#### [Instructions for the task]
Print, word for word, the opening line of the data below and every line after it through the line that contains "(F) at (624,161.5);", but not the pictures.

#### [Given information]
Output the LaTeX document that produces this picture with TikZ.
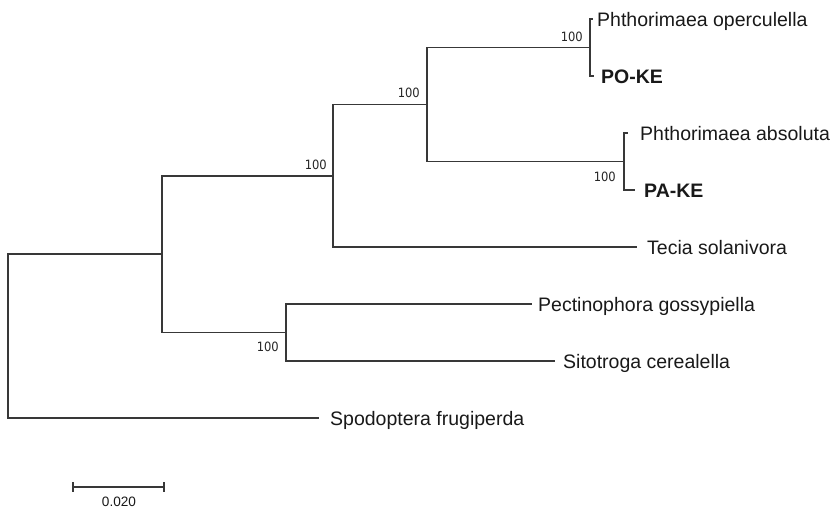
\documentclass[tikz,border=0pt]{standalone}
\usepackage{fontspec}
\setmainfont{Liberation Sans}
\newfontfamily\bootfont[FakeStretch=0.9]{DejaVu Sans}
\usetikzlibrary{calc}
\begin{document}
\begin{tikzpicture}[x=1pt,y=-1pt,
  branch/.style={draw=black!78, line width=1.3pt},
  leaf/.style={anchor=west, inner ysep=0pt, inner xsep=#1, text height=14pt,
    text depth=0pt, font=\fontsize{19.5}{23}\selectfont, text=black!90},
  leaf/.default=7pt,
  leafb/.style={leaf=#1, font=\fontsize{19.5}{23}\selectfont\bfseries},
  leafb/.default=7pt,
  boot/.style={anchor=east, inner sep=0pt, font=\bootfont\fontsize{12.8}{14}\selectfont, text=black!85},
  scalelabel/.style={inner sep=0pt, font=\fontsize{13.6}{15}\selectfont, text=black!90}]
\useasboundingbox (0,0) rectangle (837,514);

% internal nodes of the tree
\coordinate (R) at (8,336);
\coordinate (A) at (162,254);
\coordinate (B) at (333,176);
\coordinate (C) at (286,332.5);
\coordinate (D) at (427,104.5);
\coordinate (E) at (590,47.5);
\coordinate (F) at (624,161.5);

% taxa
\node[leaf=4pt]   (PO)   at (593,19)  {Phthorimaea operculella};
\node[leafb=7pt]  (POKE) at (594,76)  {PO-KE};
\node[leaf=12pt]  (PABS) at (628,133) {Phthorimaea absoluta};
\node[leafb=9pt]  (PAKE) at (635,190) {PA-KE};
\node[leaf=10pt]  (TS)   at (637,247) {Tecia solanivora};
\node[leaf=6pt]   (PG)   at (532,304) {Pectinophora gossypiella};
\node[leaf=8pt]   (SC)   at (555,361) {Sitotroga cerealella};
\node[leaf=11pt]  (SF)   at (319,418) {Spodoptera frugiperda};

% branches
\draw[branch] (R) |- (A);
\draw[branch] (R) |- (SF.west);
\draw[branch] (A) |- (B);
\draw[branch] (A) |- (C);
\draw[branch] (B) |- (D);
\draw[branch] (B) |- (TS.west);
\draw[branch] (D) |- (E);
\draw[branch] (D) |- (F);
\draw[branch] (E) |- (PO.west);
\draw[branch] (E) |- (POKE.west);
\draw[branch] (F) |- (PABS.west);
\draw[branch] (F) |- (PAKE.west);
\draw[branch] (C) |- (PG.west);
\draw[branch] (C) |- (SC.west);

% bootstrap support
\node[boot] (bE) at ($(E)+(-7,-10.5)$) {100};
\node[boot] (bF) at ($(F)+(-8,15.5)$) {100};
\node[boot] (bD) at ($(D)+(-7,-11.5)$) {100};
\node[boot] (bB) at ($(B)+(-6,-11)$) {100};
\node[boot] (bC) at ($(C)+(-7,14.5)$) {100};

% scale bar
\coordinate (S1) at (73,487);
\coordinate (S2) at (164,487);
\draw[branch, line width=1.2pt] (S1) -- (S2);
\draw[branch, line width=1.2pt] ($(S1)+(0,-5)$) -- ($(S1)+(0,5)$);
\draw[branch, line width=1.2pt] ($(S2)+(0,-5)$) -- ($(S2)+(0,5)$);
\node[scalelabel] (SL) at (119,502) {0.020};
\end{tikzpicture}
\end{document}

#### [Result]
Output the LaTeX document that produces this picture with TikZ.
\documentclass[tikz,border=0pt]{standalone}
\usepackage{fontspec}
\setmainfont{Liberation Sans}
\newfontfamily\bootfont[FakeStretch=0.9]{DejaVu Sans}
\usetikzlibrary{calc}
\begin{document}
\begin{tikzpicture}[x=1pt,y=-1pt,
  branch/.style={draw=black!78, line width=1.3pt},
  leaf/.style={anchor=west, inner ysep=0pt, inner xsep=#1, text height=14pt,
    text depth=0pt, font=\fontsize{19.5}{23}\selectfont, text=black!90},
  leaf/.default=7pt,
  leafb/.style={leaf=#1, font=\fontsize{19.5}{23}\selectfont\bfseries},
  leafb/.default=7pt,
  boot/.style={anchor=east, inner sep=0pt, font=\bootfont\fontsize{12.8}{14}\selectfont, text=black!85},
  scalelabel/.style={inner sep=0pt, font=\fontsize{13.6}{15}\selectfont, text=black!90}]
\useasboundingbox (0,0) rectangle (837,514);

% internal nodes of the tree
\coordinate (R) at (8,336);
\coordinate (A) at (162,254);
\coordinate (B) at (333,176);
\coordinate (C) at (286,332.5);
\coordinate (D) at (427,104.5);
\coordinate (E) at (590,47.5);
\coordinate (F) at (624,161.5);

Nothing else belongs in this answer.